The behavior of electrons in filling up orbitals is governed by the Pauli exclusion principle and Hund's rule. These principles describe the organization of electrons in atoms and dictate their distribution into different orbitals within shells and subshells.
The Pauli exclusion principle states that no two electrons in an atom can have the same set of quantum numbers. Each electron is described by a unique combination of four quantum numbers: the principal quantum number (n), the azimuthal quantum number (l), the magnetic quantum number (m), and the spin quantum number (s). Since the quantum numbers must be distinct, each orbital can accommodate a maximum of two electrons with opposite spins (spin up and spin down).

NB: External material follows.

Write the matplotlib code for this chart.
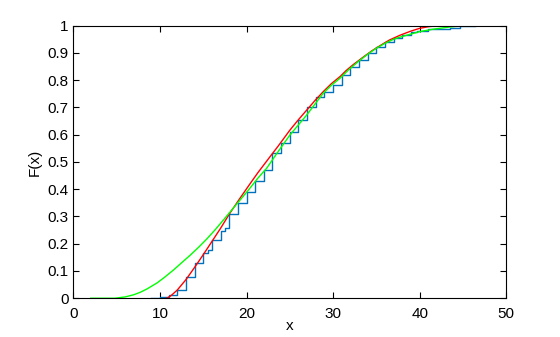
import matplotlib
matplotlib.use("Agg")
import matplotlib.pyplot as plt
import numpy as np

plt.rcParams['font.family'] = ['Liberation Sans', 'DejaVu Sans']

# empirical cdf (blue staircase): step positions and levels after each step
emp_x = [9, 10, 11, 12, 13, 14, 15, 15.5, 16, 17, 17.5, 18, 19, 20, 21, 22, 23, 24,
         25, 26, 27, 28, 29, 30, 31, 32, 33, 34, 35, 36, 37, 38, 39, 39.7, 41,
         43.5, 44.7, 46.4]
emp_F = [0, 0.006, 0.013, 0.03, 0.078, 0.128, 0.165, 0.178, 0.212, 0.245, 0.257,
         0.31, 0.35, 0.39, 0.43, 0.47, 0.532, 0.568, 0.611, 0.654, 0.703, 0.739,
         0.758, 0.782, 0.819, 0.85, 0.875, 0.9, 0.92, 0.94, 0.955, 0.967, 0.975,
         0.981, 0.986, 0.992, 0.998, 1.0]

# fitted cdf (red)
red_x = [10.8, 11.3, 12, 13, 14, 15.05, 16, 16.97, 18.1, 19.25, 20.3, 21.3, 22.33,
         23.7, 25.02, 26.0, 26.95, 27.9, 28.87, 29.8, 30.8, 31.5, 32.33, 33.5, 34.5,
         35.5, 36.5, 37.75, 39, 40, 41, 42, 43.5]
red_F = [0, 0.01, 0.03, 0.068, 0.113, 0.162, 0.208, 0.255, 0.313, 0.367, 0.415, 0.46,
         0.503, 0.56, 0.617, 0.655, 0.69, 0.725, 0.758, 0.787, 0.813, 0.835, 0.857,
         0.885, 0.908, 0.928, 0.947, 0.965, 0.98, 0.99, 0.996, 0.999, 1.0]

# fitted cdf (green)
grn_x = [2, 4.8, 6, 7, 7.74, 8.5, 9.66, 10.5, 11.58, 12.5, 13.5, 14.5, 15.43, 16.4,
         17.36, 18.3, 19.25, 20.3, 21.3, 22.33, 23.7, 25.02, 26.0, 26.95, 27.9, 28.87,
         29.8, 30.8, 31.8, 32.9, 34, 35, 36, 37, 37.75, 39, 40, 41.6, 43.5, 44.5, 46.4]
grn_F = [0, 0, 0.005, 0.013, 0.022, 0.034, 0.056, 0.076, 0.104, 0.13, 0.158, 0.188,
         0.218, 0.252, 0.288, 0.324, 0.36, 0.40, 0.44, 0.477, 0.54, 0.599, 0.636,
         0.672, 0.712, 0.752, 0.781, 0.807, 0.838, 0.868, 0.895, 0.917, 0.935, 0.95,
         0.958, 0.969, 0.978, 0.987, 0.995, 0.998, 1.0]

fig = plt.figure(figsize=(5.6, 3.37), dpi=100)
ax = fig.add_axes([0.131, 0.115, 0.773, 0.809])

ax.step(emp_x, emp_F, where='post', color='#0072BD', lw=1)
ax.plot(red_x, red_F, color='#FF0000', lw=1)
ax.plot(grn_x, grn_F, color='#00FF00', lw=1)

ax.set_xlim(0, 50)
ax.set_ylim(0, 1)
ax.set_xticks([0, 10, 20, 30, 40, 50])
ax.set_yticks(np.arange(0, 1.01, 0.1))
ax.set_yticklabels(['0', '0.1', '0.2', '0.3', '0.4', '0.5', '0.6', '0.7', '0.8', '0.9', '1'])
ax.tick_params(direction='in', top=True, right=True, length=4, labelsize=11, width=0.8)
ax.tick_params(axis='x', pad=6)
for s in ax.spines.values():
    s.set_linewidth(0.8)
ax.set_xlabel('x', fontsize=11, labelpad=-1)
ax.set_ylabel('F(x)', fontsize=11)

fig.savefig('out.png', dpi=100)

Hund's rule states that when electrons occupy orbitals of equal energy (degenerate orbitals), they will first singly occupy each orbital with parallel spins before pairing up. This rule reflects the tendency of electrons to maximize their total spin, which leads to increased stability.
Based on these principles, electrons fill up orbitals in a specific order known as the Aufbau principle. The Aufbau principle states that electrons fill the lowest energy orbitals first before moving to higher energy orbitals. Within a given shell, the subshells (designated by the values of the azimuthal quantum number, l) are filled in increasing order of energy: s, p, d, f.
For example, the filling order for the first few shells is as follows:
1s, 2s, 2p, 3s, 3p, 4s, 3d, 4p, 5s, 4d, 5p, and so on.
This order of filling is determined by the relative energies of the orbitals. By filling up the available orbitals before moving to the next shell or subshell, electrons achieve the most energetically favorable configuration, leading to greater stability for the atom.